Q. Can I deadhead my ten foot white bird of paradise plant as it's getting quite large. Will it grow back or will that kill it? Thank you!
Strelitzia (Bird of Paradize)
Deadheading bird of paradise flowers simply refers to removing bird of paradise blooms that are dead. These dead blooms are often referred to as spent blooms and are dead and wilted, blooms that are generally brown in color. Removing old blloms encourages new and bigger blooms, not to mention the fact that this process keeps the plant visually appealing.
The process of deadheading is done in a particular way. Start with the basics and make sure you have a solid pair of gardening gloves and a sharp pair of pruning shears ready to go. The stalks can be as wide as 6 inches, so you’ll need a good grip.
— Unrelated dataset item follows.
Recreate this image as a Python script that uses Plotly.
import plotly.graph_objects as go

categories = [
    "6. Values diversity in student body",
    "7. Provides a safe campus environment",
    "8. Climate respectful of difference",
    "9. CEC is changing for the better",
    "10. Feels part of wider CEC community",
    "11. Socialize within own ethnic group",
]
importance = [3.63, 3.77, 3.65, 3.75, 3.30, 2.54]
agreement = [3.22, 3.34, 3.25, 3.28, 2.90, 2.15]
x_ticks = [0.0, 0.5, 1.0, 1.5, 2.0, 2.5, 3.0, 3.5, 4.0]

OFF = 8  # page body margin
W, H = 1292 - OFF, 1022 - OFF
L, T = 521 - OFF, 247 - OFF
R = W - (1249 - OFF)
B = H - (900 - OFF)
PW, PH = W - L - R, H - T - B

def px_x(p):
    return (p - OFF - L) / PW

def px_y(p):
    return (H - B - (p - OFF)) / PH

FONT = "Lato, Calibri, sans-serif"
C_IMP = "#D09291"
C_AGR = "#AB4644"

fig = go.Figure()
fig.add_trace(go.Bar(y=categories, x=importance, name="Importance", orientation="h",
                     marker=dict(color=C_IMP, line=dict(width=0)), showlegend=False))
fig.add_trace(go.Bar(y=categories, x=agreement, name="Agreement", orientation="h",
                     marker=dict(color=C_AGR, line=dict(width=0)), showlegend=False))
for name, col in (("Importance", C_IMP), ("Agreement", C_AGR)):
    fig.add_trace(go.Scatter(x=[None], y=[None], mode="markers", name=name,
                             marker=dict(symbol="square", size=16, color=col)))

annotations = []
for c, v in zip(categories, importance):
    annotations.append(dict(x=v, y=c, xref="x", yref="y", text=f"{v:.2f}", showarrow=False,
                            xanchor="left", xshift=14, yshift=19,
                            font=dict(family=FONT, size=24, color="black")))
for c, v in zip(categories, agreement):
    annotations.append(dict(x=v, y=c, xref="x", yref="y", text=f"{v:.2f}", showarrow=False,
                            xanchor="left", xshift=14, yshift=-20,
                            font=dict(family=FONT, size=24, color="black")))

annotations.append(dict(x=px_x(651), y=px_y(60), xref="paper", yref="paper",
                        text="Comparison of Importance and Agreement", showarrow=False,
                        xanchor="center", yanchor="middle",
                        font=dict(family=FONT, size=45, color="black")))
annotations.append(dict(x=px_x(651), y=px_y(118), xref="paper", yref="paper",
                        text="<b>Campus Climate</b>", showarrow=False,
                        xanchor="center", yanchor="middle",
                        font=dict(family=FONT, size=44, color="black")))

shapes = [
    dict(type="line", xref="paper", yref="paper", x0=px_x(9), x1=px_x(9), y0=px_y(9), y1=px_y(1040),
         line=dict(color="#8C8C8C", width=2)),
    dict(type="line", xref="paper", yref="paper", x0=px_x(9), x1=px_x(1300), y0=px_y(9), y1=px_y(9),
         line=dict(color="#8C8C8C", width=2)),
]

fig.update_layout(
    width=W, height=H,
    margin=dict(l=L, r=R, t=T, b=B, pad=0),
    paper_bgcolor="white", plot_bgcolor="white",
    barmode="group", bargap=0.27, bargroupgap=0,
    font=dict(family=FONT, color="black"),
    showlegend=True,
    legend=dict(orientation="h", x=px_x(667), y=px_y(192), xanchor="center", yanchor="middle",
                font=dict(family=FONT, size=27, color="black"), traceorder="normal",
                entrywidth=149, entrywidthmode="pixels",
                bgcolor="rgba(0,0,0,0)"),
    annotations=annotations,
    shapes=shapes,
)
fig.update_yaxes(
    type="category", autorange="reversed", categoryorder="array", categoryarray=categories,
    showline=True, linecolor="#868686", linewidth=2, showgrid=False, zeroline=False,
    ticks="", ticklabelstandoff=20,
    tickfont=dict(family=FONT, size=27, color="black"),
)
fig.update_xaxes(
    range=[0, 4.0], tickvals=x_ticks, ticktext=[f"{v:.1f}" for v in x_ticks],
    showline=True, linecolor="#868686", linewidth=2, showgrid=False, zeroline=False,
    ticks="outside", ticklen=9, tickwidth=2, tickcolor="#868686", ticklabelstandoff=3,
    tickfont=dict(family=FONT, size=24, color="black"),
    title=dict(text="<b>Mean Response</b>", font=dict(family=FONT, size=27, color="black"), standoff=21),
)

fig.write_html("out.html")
You will want to cut the spent bloom, which lacks the typical orange and blue colors, at the flower’s base. You also want to cut the stalk to which the bloom was attached so long as there is not another flower already developing on that very same stalk. Get as close as possible to the base when cutting the stalk. Don’t forget to make sure to remove stems, leaves and other dead foliage.
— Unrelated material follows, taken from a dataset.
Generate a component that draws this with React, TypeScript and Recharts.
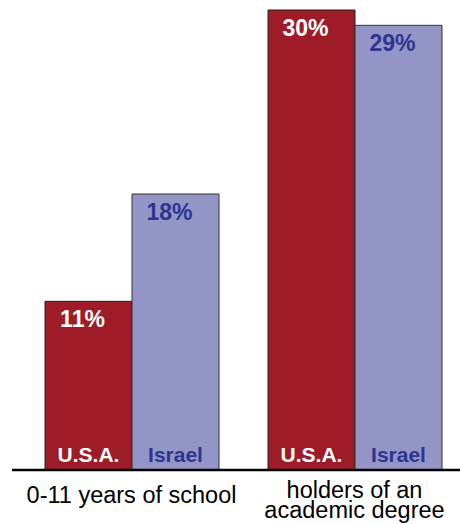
import { BarChart, Bar, XAxis, YAxis, LabelList } from 'recharts'

const categories = ['0-11 years of school', 'holders of an academic degree']
const categoryLines = [['0-11 years of school'], ['holders of an', 'academic degree']]
const usaValues = [11, 30]
const israelValues = [18, 29]
const seriesNames = { usa: 'U.S.A.', israel: 'Israel' }

const data = categories.map((c, i) => ({
  category: c,
  usa: usaValues[i],
  israel: israelValues[i],
}))

const FONT = '"Liberation Sans", Arial, Helvetica, sans-serif'
const RED = '#9d1c27'
const LAVENDER = '#9395c7'
const NAVY = '#2d3590'

const CategoryTick = ({ x, y, index }: any) => {
  const lines = categoryLines[index] || []
  const first = lines.length > 1 ? 28 : 33
  return (
    <text x={x} y={y} textAnchor="middle" fontFamily={FONT} fontSize={23.5} fill="#000">
      {lines.map((l, i) => (
        <tspan key={l} x={x} dy={i === 0 ? first : 20}>
          {l}
        </tspan>
      ))}
    </text>
  )
}

const valueLabel = (color: string) => (props: any) => {
  const { x, y, width, value } = props
  return (
    <text
      x={x + width / 2 - 6}
      y={y + 26}
      textAnchor="middle"
      fontFamily={FONT}
      fontWeight="bold"
      fontSize={23}
      fill={color}
    >
      {value}%
    </text>
  )
}

const nameLabel = (color: string, name: string) => (props: any) => {
  const { x, y, width, height } = props
  return (
    <text
      x={x + width / 2}
      y={y + height - 8}
      textAnchor="middle"
      fontFamily={FONT}
      fontWeight="bold"
      fontSize={21}
      fill={color}
    >
      {name}
    </text>
  )
}

export default function App() {
  return (
    <div
      style={{
        position: 'fixed',
        left: 0,
        top: 0,
        width: 460,
        height: 524,
        overflow: 'hidden',
        background: '#fff',
      }}
    >
      <BarChart
        width={466}
        height={524}
        data={data}
        margin={{ top: 10, right: 0, bottom: 0, left: 12 }}
        barGap={0}
        barSize={87}
      >
        <YAxis hide domain={[0, 30]} />
        <XAxis
          dataKey="category"
          height={54}
          padding={{ left: 8, right: 0 }}
          axisLine={{ stroke: '#000', strokeWidth: 2.5 }}
          tickLine={false}
          tickSize={0}
          tickMargin={0}
          interval={0}
          tick={<CategoryTick />}
        />
        <Bar dataKey="usa" fill={RED} stroke="#222" strokeWidth={1} isAnimationActive={false}>
          <LabelList dataKey="usa" content={valueLabel('#fff')} />
          <LabelList dataKey="usa" content={nameLabel('#fff', seriesNames.usa)} />
        </Bar>
        <Bar dataKey="israel" fill={LAVENDER} stroke="#333" strokeWidth={1} isAnimationActive={false}>
          <LabelList dataKey="israel" content={valueLabel(NAVY)} />
          <LabelList dataKey="israel" content={nameLabel(NAVY, seriesNames.israel)} />
        </Bar>
      </BarChart>
    </div>
  )
}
According to the University of Hawaii, failure to properly deadhead bird of paradise flowers can result in a shrub that is completely covered in dead organic matter. Fungal infections and disease are also common when the bloom and its leaves and its stalk are not cut back.
Hope this helps.
Strelitzia reginae is a beautiful plant that can be successfully grown inside. The biggest drawbacks are their size—they grow 5 to 6 feet—and the fact that the plants need three to five years before they flower.